Perdoar é permitir que uma ferida seja cicatrizada. Feridas doem, e quanto mais tempo levar para se fechar, maior incomodo causará. Tolstoi um dia resolveu permitir que sua esposa lesse seu diário, inclusive suas aventuras amorosas. Ali ela leu um romance que ele havia mantido ainda em sua adolescência com uma camponesa chamada Axinya. Um tempo depois, ela escreveu em seu diário:

“Ele gosta daquela prostituta camponesa com o forte corpo de fêmea e pernas queimadas de sol, ela o atrai tão poderosamente agora como fazia durante todos aqueles anos passados”8

O detalhe disto é que, quando ela escreve estas palavras, Axinya já uma velha curvada de oitenta anos. O rancor cega. O ódio se faz em prisão para aqueles que o cultivam. A estes, o perdão traz a liberdade que não se pode alcançar na vingança.

Diante de José do Egito estava a oportunidade de vingança que alguns poderiam imaginar que há muito tempo ele esperava. Mas José escolhe perdoar.

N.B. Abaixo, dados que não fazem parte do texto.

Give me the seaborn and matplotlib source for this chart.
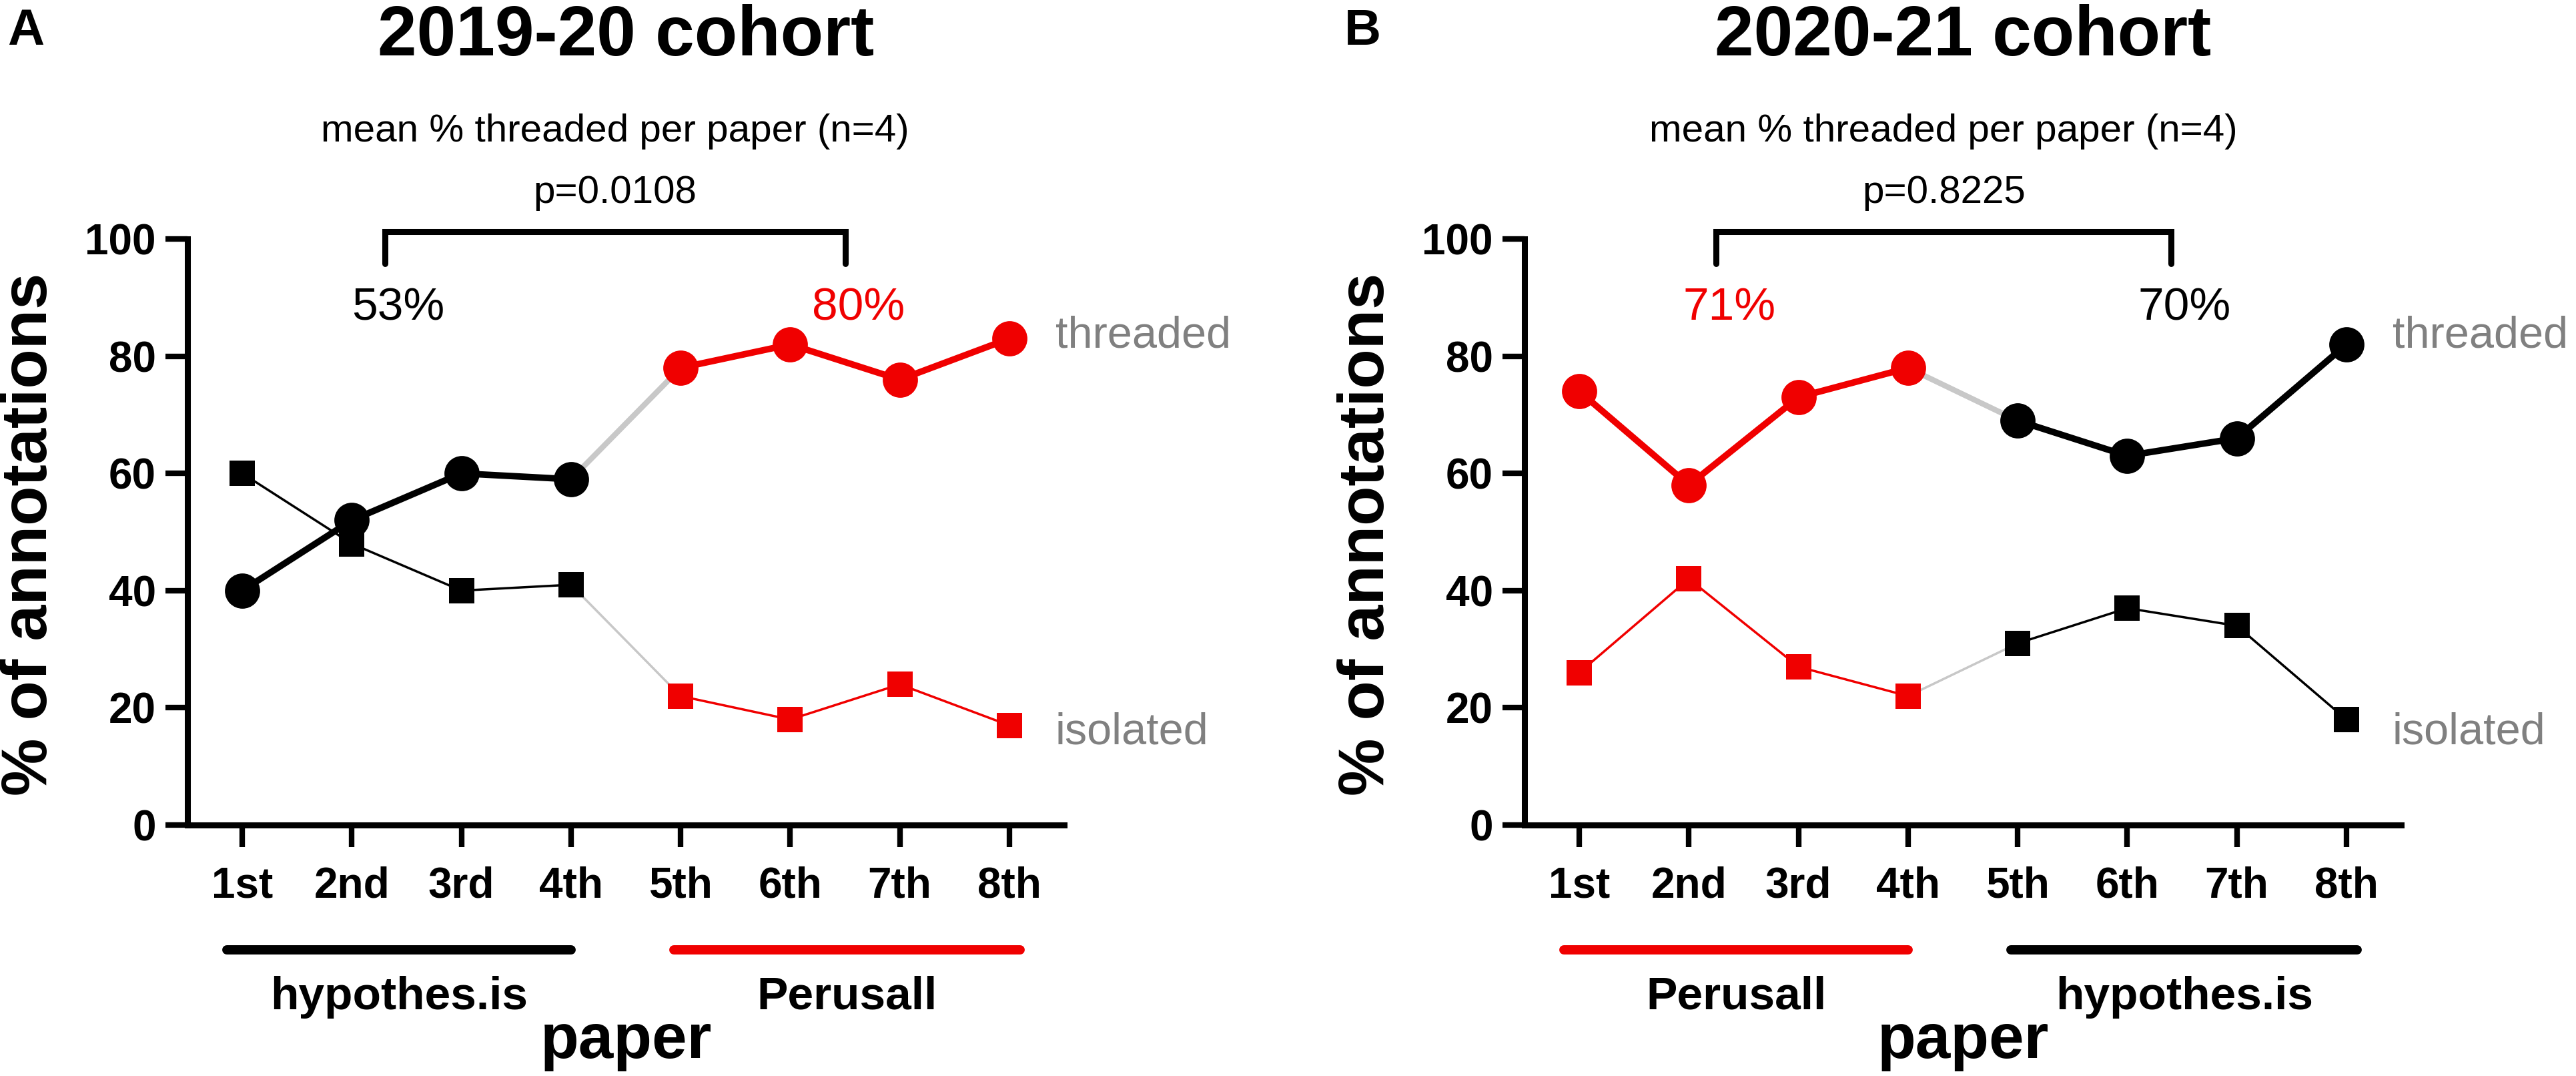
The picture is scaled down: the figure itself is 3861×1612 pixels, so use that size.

Poder-se-ia dizer que ele é um fraco? Eu, porém, digo que é o homem mais forte cuja história conheci. A vingança era fácil e estava à sua mão. Ninguém o repreenderia por mandar matar seus irmãos (sendo ele Governador do Egito) depois de tudo quanto eles tinham feito. Era então a vingança o caminho mais fácil. Ele porém, com dores profundas na alma, liberta-se de toda uma história de perda, rancor, abandono, escravidão. Com o perdão veio a paz. Com a paz se fez um novo povo, de onde saiu o redentor do mundo.

O perdão é, pois, uma das características do cristão que o identifica neste mundo. É uma marca nos que vivem de forma solidária, entendendo no cristianismo não há acepção, nem preferidos. Aqui todos são feitos iguais diante daquele que o único Soberano Senhor: Jesus; Rei dos Reis e Senhor dos Senhores.



1- Isaías 42.5 – Versão de Almeida Edição Contemporânea.
2- Atos 17.28 (idem)
3- Romanos 5.12 (ARC)
4- Eclesiates 2.16 (idem)
5- Efésios 2.8
6- Filipenses 2.2
7- Mateus 6.14-15
8- Mateus 5.23,24
  * Dicionário Internacional de Teologia - Verbete Perdão - Página 1646 - Ed. Vida Nova.